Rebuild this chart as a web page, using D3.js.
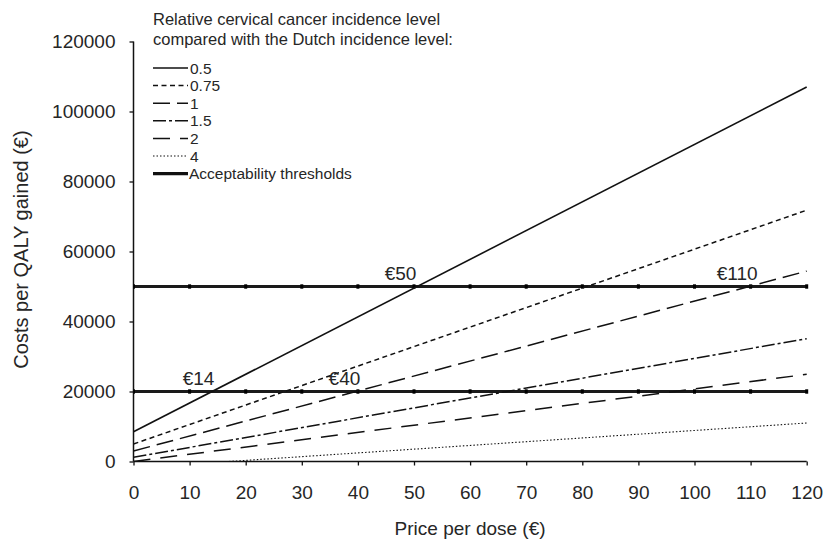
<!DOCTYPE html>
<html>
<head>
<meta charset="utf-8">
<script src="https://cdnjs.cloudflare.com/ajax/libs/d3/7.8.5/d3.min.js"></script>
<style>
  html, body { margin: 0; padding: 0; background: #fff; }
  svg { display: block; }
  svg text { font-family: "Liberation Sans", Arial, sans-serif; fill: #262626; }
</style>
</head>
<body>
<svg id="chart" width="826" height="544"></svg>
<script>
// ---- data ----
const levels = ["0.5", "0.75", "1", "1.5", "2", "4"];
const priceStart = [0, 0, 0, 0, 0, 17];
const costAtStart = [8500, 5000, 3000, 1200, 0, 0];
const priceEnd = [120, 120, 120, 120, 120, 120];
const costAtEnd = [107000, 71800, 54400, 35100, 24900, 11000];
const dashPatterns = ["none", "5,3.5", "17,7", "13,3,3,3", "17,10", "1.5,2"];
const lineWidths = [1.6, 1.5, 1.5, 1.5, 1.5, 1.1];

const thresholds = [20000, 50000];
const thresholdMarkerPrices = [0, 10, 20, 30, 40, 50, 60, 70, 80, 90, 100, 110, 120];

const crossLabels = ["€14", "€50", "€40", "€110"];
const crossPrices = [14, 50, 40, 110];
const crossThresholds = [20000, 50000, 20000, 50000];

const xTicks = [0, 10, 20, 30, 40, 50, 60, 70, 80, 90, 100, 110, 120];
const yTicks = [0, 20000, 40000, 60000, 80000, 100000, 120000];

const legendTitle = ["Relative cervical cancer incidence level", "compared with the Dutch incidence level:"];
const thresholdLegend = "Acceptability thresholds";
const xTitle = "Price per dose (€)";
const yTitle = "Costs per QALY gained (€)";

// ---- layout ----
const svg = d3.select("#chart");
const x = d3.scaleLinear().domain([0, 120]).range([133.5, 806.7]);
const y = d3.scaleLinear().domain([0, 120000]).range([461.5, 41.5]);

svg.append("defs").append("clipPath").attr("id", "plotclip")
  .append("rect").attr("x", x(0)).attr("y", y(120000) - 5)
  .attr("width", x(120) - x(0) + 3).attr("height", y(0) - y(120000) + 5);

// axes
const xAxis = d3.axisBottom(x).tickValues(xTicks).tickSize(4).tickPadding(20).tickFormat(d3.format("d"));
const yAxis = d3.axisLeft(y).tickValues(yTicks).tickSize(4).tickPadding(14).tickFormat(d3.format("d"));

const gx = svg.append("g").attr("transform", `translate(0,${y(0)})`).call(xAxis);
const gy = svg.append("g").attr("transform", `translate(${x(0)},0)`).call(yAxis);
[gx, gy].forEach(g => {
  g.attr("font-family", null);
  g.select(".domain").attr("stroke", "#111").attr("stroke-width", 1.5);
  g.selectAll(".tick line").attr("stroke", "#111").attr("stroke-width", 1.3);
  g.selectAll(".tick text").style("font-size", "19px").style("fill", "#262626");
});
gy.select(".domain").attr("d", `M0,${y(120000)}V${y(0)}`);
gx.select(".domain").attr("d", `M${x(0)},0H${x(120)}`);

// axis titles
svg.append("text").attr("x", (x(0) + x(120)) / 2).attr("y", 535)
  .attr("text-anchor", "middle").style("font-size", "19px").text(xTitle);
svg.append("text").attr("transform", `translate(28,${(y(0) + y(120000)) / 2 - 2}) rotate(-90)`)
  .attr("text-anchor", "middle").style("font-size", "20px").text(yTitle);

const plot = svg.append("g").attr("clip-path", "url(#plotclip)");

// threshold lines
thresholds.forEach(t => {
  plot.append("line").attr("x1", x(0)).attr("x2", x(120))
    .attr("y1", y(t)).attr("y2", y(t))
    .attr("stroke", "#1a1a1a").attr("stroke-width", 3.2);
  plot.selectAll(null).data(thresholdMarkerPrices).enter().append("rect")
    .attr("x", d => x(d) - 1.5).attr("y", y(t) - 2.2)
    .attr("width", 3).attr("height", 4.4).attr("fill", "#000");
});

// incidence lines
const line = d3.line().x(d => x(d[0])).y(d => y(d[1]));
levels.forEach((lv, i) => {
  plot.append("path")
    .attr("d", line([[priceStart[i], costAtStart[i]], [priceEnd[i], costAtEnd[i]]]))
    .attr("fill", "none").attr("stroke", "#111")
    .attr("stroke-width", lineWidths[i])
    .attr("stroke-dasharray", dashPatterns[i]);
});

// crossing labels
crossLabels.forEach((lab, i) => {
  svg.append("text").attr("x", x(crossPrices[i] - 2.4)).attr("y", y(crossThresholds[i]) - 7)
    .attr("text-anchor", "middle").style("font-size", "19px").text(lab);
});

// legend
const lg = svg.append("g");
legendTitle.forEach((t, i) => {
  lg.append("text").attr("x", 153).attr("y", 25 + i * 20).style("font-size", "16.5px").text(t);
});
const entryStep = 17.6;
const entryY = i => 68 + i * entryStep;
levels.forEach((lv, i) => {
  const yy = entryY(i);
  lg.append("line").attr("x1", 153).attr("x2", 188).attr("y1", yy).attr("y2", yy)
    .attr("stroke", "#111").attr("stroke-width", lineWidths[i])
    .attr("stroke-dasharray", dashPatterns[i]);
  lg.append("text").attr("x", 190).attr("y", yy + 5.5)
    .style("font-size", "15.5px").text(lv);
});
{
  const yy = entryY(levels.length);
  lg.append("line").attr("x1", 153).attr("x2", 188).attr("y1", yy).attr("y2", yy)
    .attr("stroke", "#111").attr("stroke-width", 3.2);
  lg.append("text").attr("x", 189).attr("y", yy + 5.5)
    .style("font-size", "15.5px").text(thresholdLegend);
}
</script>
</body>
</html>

# # # #

WHAT THE TASK REQUIRES:
Pull every line containing the word "chart" out of the material.

FULL ANSWER:
Rebuild this chart as a web page, using D3.js.
<svg id="chart" width="826" height="544"></svg>
const svg = d3.select("#chart");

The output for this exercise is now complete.